There are 4 comments at the moment, we would love to hear your opinion too.

  1. Think you mean index-tracking funds?

  2. IMO, part of the issue is that if the IFA proposition is based on repeated contact over the long term at £150+ per hour, then is it going to be appropriate to everyone.

    Many customers have limited assets with no complicated inheritance issues.

    The customers who need an IFA and those needing the services provided by Banks are two distinct groups.
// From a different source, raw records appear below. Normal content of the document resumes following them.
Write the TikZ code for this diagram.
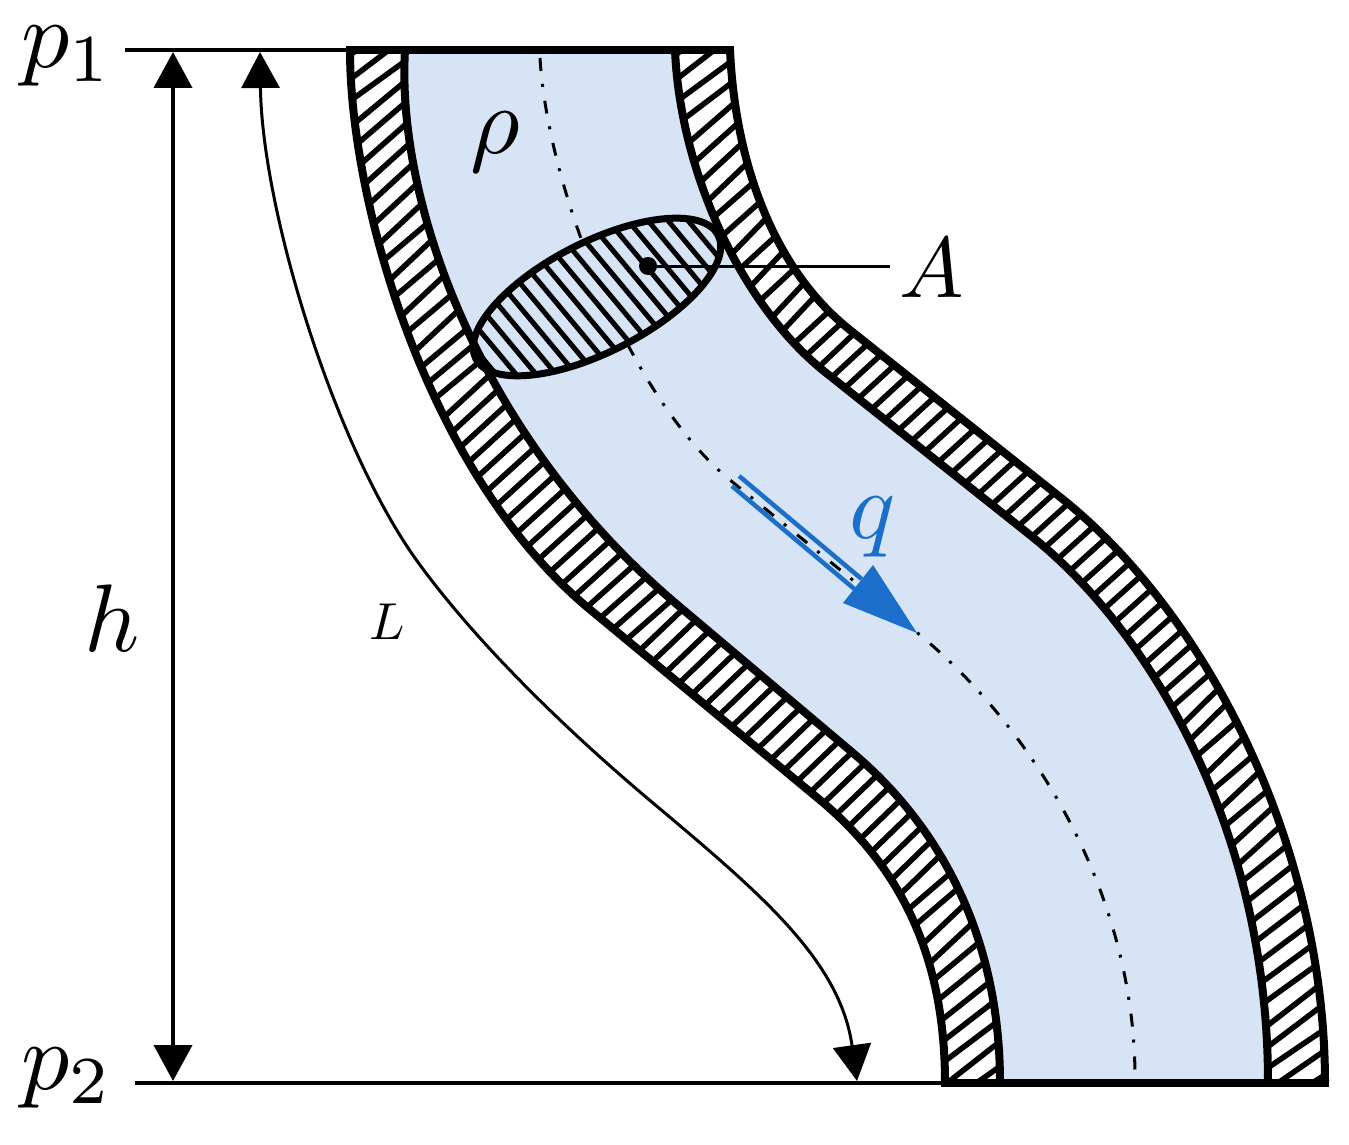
\documentclass[tikz,border=0pt]{standalone}
\usetikzlibrary{arrows.meta,calc,decorations.markings}
\definecolor{fluid}{HTML}{D6E4F5}
\definecolor{qblue}{HTML}{1B6FCB}
% wall edges, as path pieces
\def\LOf{.. controls (350,200) and (425,470) .. (587,607) -- (820,800) .. controls (910,875) and (945,970) .. (945,1083)}
\def\LIf{.. controls (396,200) and (478,438) .. (680,607) -- (853,753) .. controls (950,835) and (1000,950) .. (1000,1083)}
\def\LIb{.. controls (1000,950) and (950,835) .. (853,753) -- (680,607) .. controls (478,438) and (396,200) .. (405,50)}
\def\RIf{.. controls (680,170) and (740,304) .. (825,372) -- (1030,535) .. controls (1150,630) and (1268,830) .. (1268,1083)}
\def\ROf{.. controls (735,160) and (772,268) .. (850,330) -- (1060,497) .. controls (1210,616) and (1325,850) .. (1325,1083)}
\def\ROb{.. controls (1325,850) and (1210,616) .. (1060,497) -- (850,330) .. controls (772,268) and (735,160) .. (730,50)}
\def\CLf{(540,58) .. controls (548,190) and (630,398) .. (730,480) -- (920,635) .. controls (1040,735) and (1135,900) .. (1135,1078)}
\tikzset{
  x=1pt,y=-1pt,
  wall/.style={line width=8pt,black,line join=miter},
  rule/.style={line width=4pt,black},
  thinl/.style={line width=3pt,black},
  headtip/.tip={Triangle[length=36pt,width=38pt]},
  lbl/.style={inner sep=0pt,scale=#1},
  center line/.style={line width=3pt,dash pattern=on 13pt off 13pt on 3pt off 14pt},
  edgemarks/.style={decorate,decoration={markings,
    mark=between positions 0 and 1 step 0.0025 with
      {\coordinate (#1\pgfkeysvalueof{/pgf/decoration/mark info/sequence number});}}}
}
% stripes between two marked edges; spacing tightens along the straight part
\newcommand\hatchwall[4]{%
  \def\kk{14}%
  \loop
    \pgfmathsetmacro\tfr{\kk/400}%
    \pgfmathsetmacro\wgt{min(1,max(0,(#3-\tfr)/(#3-.045))+max(0,(\tfr-#4)/(.955-#4)))}%
    \pgfmathtruncatemacro\ki{round(\kk)}%
    \pgfmathtruncatemacro\kj{max(1,round(\kk-11.5))}%
    \draw[line width=5.5pt] (#1\ki) -- (#2\kj);%
    \pgfmathsetmacro\kk{\kk+(17+5*\wgt)/3.4}%
    \pgfmathtruncatemacro\cont{\kk<395 ? 1 : 0}%
  \ifnum\cont=1 \repeat
}
\begin{document}
\begin{tikzpicture}
\useasboundingbox (0,0) rectangle (1349,1145);
% fluid
\fill[fluid] (405,50) -- (675,50) \RIf -- (1000,1083) \LIb -- cycle;
% marked edges for the hatching
\path[edgemarks=lo] (350,-10) -- (350,50) \LOf -- (945,1143);
\path[edgemarks=li] (405,-10) -- (405,50) \LIf -- (1000,1143);
\path[edgemarks=ri] (675,-10) -- (675,50) \RIf -- (1268,1143);
\path[edgemarks=ro] (730,-10) -- (730,50) \ROf -- (1325,1143);
\begin{scope}
\clip (350,50) \LOf -- (1000,1083) \LIb -- cycle;
\hatchwall{lo}{li}{.33}{.78}
\end{scope}
\begin{scope}
\clip (675,50) \RIf -- (1325,1083) \ROb -- cycle;
\hatchwall{ri}{ro}{.30}{.62}
\end{scope}
% named points
\coordinate (p1l) at (125,50);
\coordinate (p1r) at (350,50);
\coordinate (p2l) at (135,1083);
\coordinate (p2r) at (945,1083);
\coordinate (ht) at (173,52);
\coordinate (hb) at (173,1081);
\coordinate (Lt) at (260,52);
\coordinate (Lb) at (857,1081);
\coordinate (Aend) at (890,266);
\coordinate (qa) at (735.5,481);
\coordinate (qb) at (858,584);
\coordinate (qt) at (917,633);
% centre line
\draw[center line] \CLf;
% ellipse section
\begin{scope}
\clip (597,297) ellipse[x radius=136,y radius=55,rotate=27];
\fill[fluid] (450,200) rectangle (750,400);
\foreach \c in {-629,-605,...,-197} \draw[line width=5pt] (450,540+\c) -- (750,900+\c);
\end{scope}
\draw[line width=7pt] (597,297) ellipse[x radius=136,y radius=55,rotate=27];
% walls
\draw[wall] (350,50) \LOf;
\draw[wall] (1000,1083) \LIb;
\draw[wall] (675,50) \RIf;
\draw[wall] (1325,1083) \ROb;
\draw[wall] (346,50) -- (734,50);
\draw[wall] (941,1083) -- (1329,1083);
% dimension lines
\draw[rule] (p1l) -- (p1r);
\draw[rule] (p2l) -- (p2r);
\draw[rule,{headtip}-{headtip}] (ht) -- (hb);
\draw[thinl,{headtip}-{headtip}] (Lt) .. controls (262,210) and (335,450) .. (420,565)
   .. controls (475,640) and (560,725) .. (653,803)
   .. controls (760,893) and (840,960) .. (Lb);
% A leader
\node[circle,fill=black,inner sep=0pt,minimum size=18pt] (Adot) at (648,266) {};
\draw[thinl] (Adot.center) -- (Aend);
% q arrow
\draw[line width=4.5pt,qblue] ($(qa)+(3.6,-5)$) -- ($(qb)+(3.6,-5)$);
\draw[line width=4.5pt,qblue] ($(qa)+(-3.6,5)$) -- ($(qb)+(-3.6,5)$);
\fill[qblue] (qt) -- (873,565) -- (843,603) -- cycle;
% labels
\node[lbl=9.6] (np1) at (67,56) {$p_1$};
\node[lbl=9.6] (np2) at (67,1078) {$p_2$};
\node[lbl=9.6] (nh) at (112,618) {$h$};
\node[lbl=5.2] (nL) at (387,622) {$L$};
\node[lbl=9.6] (nrho) at (495,142) {$\rho$};
\node[lbl=8.6] (nA) at (932,268) {$A$};
\node[lbl=9.6,text=qblue] (nq) at (873,527) {$q$};
\end{tikzpicture}
\end{document}
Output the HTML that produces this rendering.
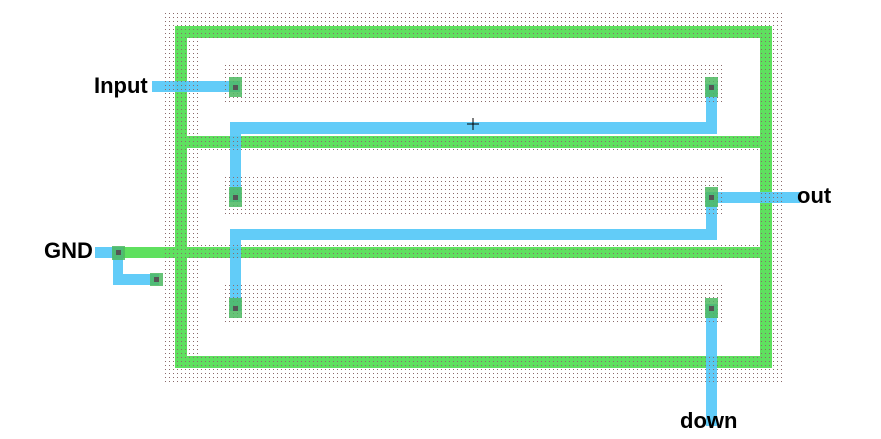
<!DOCTYPE html>
<html><head><meta charset="utf-8"><style>
html,body{margin:0;padding:0;background:#fff;}
svg{display:block;}
text{font-family:"Liberation Sans",sans-serif;font-weight:bold;font-size:22px;fill:#000;}
</style></head><body>
<svg width="881" height="439" viewBox="0 0 881 439" xmlns="http://www.w3.org/2000/svg">
<defs>
<pattern id="dots" width="4" height="4" patternUnits="userSpaceOnUse">
<rect x="1" y="1" width="1" height="1" fill="#8a6a6a"/>
</pattern>
<mask id="m">
<rect x="162" y="12" width="622" height="370" fill="#fff"/>
<rect x="200" y="40" width="559" height="95" fill="#000"/>
<rect x="200" y="150" width="559" height="95" fill="#000"/>
<rect x="200" y="260" width="559" height="95" fill="#000"/>
<rect x="222" y="65" width="503" height="40" fill="#fff"/>
<rect x="222" y="177" width="503" height="40" fill="#fff"/>
<rect x="222" y="285" width="503" height="40" fill="#fff"/>
</mask>
</defs>
<g fill="#5fe05f">
<rect x="175" y="26" width="597" height="12"/>
<rect x="175" y="356" width="597" height="12"/>
<rect x="175" y="26" width="12" height="342"/>
<rect x="760" y="26" width="12" height="342"/>
<rect x="175" y="136" width="597" height="12"/>
<rect x="112" y="247" width="660" height="11"/>
</g>
<g fill="#55c8f8" opacity="0.92">
<rect x="152" y="81" width="88" height="11"/>
<rect x="706" y="84" width="11" height="50"/>
<rect x="230" y="122" width="487" height="12"/>
<rect x="230" y="122" width="11" height="80"/>
<rect x="706" y="192" width="94" height="11"/>
<rect x="706" y="192" width="11" height="48"/>
<rect x="230" y="229" width="487" height="11"/>
<rect x="230" y="229" width="11" height="82"/>
<rect x="706" y="304" width="11" height="122"/>
<rect x="95" y="247" width="28" height="11"/>
<rect x="113" y="247" width="10" height="38"/>
<rect x="113" y="274" width="46" height="11"/>
</g>
<rect x="162" y="12" width="622" height="370" fill="url(#dots)" mask="url(#m)"/>
<g>
<rect x="229" y="77" width="13" height="20" fill="#4cb860" opacity="0.85"/><rect x="233" y="85" width="5" height="5" fill="#555"/>
<rect x="705" y="77" width="13" height="20" fill="#4cb860" opacity="0.85"/><rect x="709" y="85" width="5" height="5" fill="#555"/>
<rect x="229" y="187" width="13" height="20" fill="#4cb860" opacity="0.85"/><rect x="233" y="195" width="5" height="5" fill="#555"/>
<rect x="705" y="187" width="13" height="20" fill="#4cb860" opacity="0.85"/><rect x="709" y="195" width="5" height="5" fill="#555"/>
<rect x="229" y="298" width="13" height="20" fill="#4cb860" opacity="0.85"/><rect x="233" y="306" width="5" height="5" fill="#555"/>
<rect x="705" y="298" width="13" height="20" fill="#4cb860" opacity="0.85"/><rect x="709" y="306" width="5" height="5" fill="#555"/>
<rect x="112" y="246" width="13" height="14" fill="#4cb860" opacity="0.85"/><rect x="116" y="250" width="5" height="5" fill="#555"/>
<rect x="150" y="273" width="13" height="13" fill="#4cb860" opacity="0.85"/><rect x="154" y="277" width="5" height="5" fill="#555"/>
</g>
<path d="M467 124 H479 M473 118 V130" stroke="#000" stroke-width="1"/>
<text x="94" y="93">Input</text>
<text x="44" y="258">GND</text>
<text x="797" y="203">out</text>
<text x="680" y="428">down</text>
</svg>
</body></html>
  3. One thing’s for sure ~ this time round, the banks will have to operate a dramatically different business model from their traditional one of flog, forget and move on to the next target. Having to do so will mean a massive change to their overheads. Running an ongoing advice business is about as different as it’s possible to imagine from the target-driven model of flogging boatloads of product. One wonders if the banks have yet realised this and what they’ll do when they finally have done.

  4. I think MIFID ll will put some banks off. Then of course banks are one of the most complained about entities in the financial space. For those unfortunate to have invested in their shares, that also will put them off entrusting their money to these people. (YTD – Lloyds MINUS 23.8%. Barclays MINUS 25.9% RBS Minus 22.1%)
    Others have already remarked on target driven sales – a definite no no in today’s world. But what of the advisers? What qualifications? Anyone who is any good (apoart from at the highest level in banks) would probably be working for an adviser or wealth manager. All in all banks will have a mountain to climb, not only in achieving client trust (without arm twisting) but also making the whole proposition worth the candle.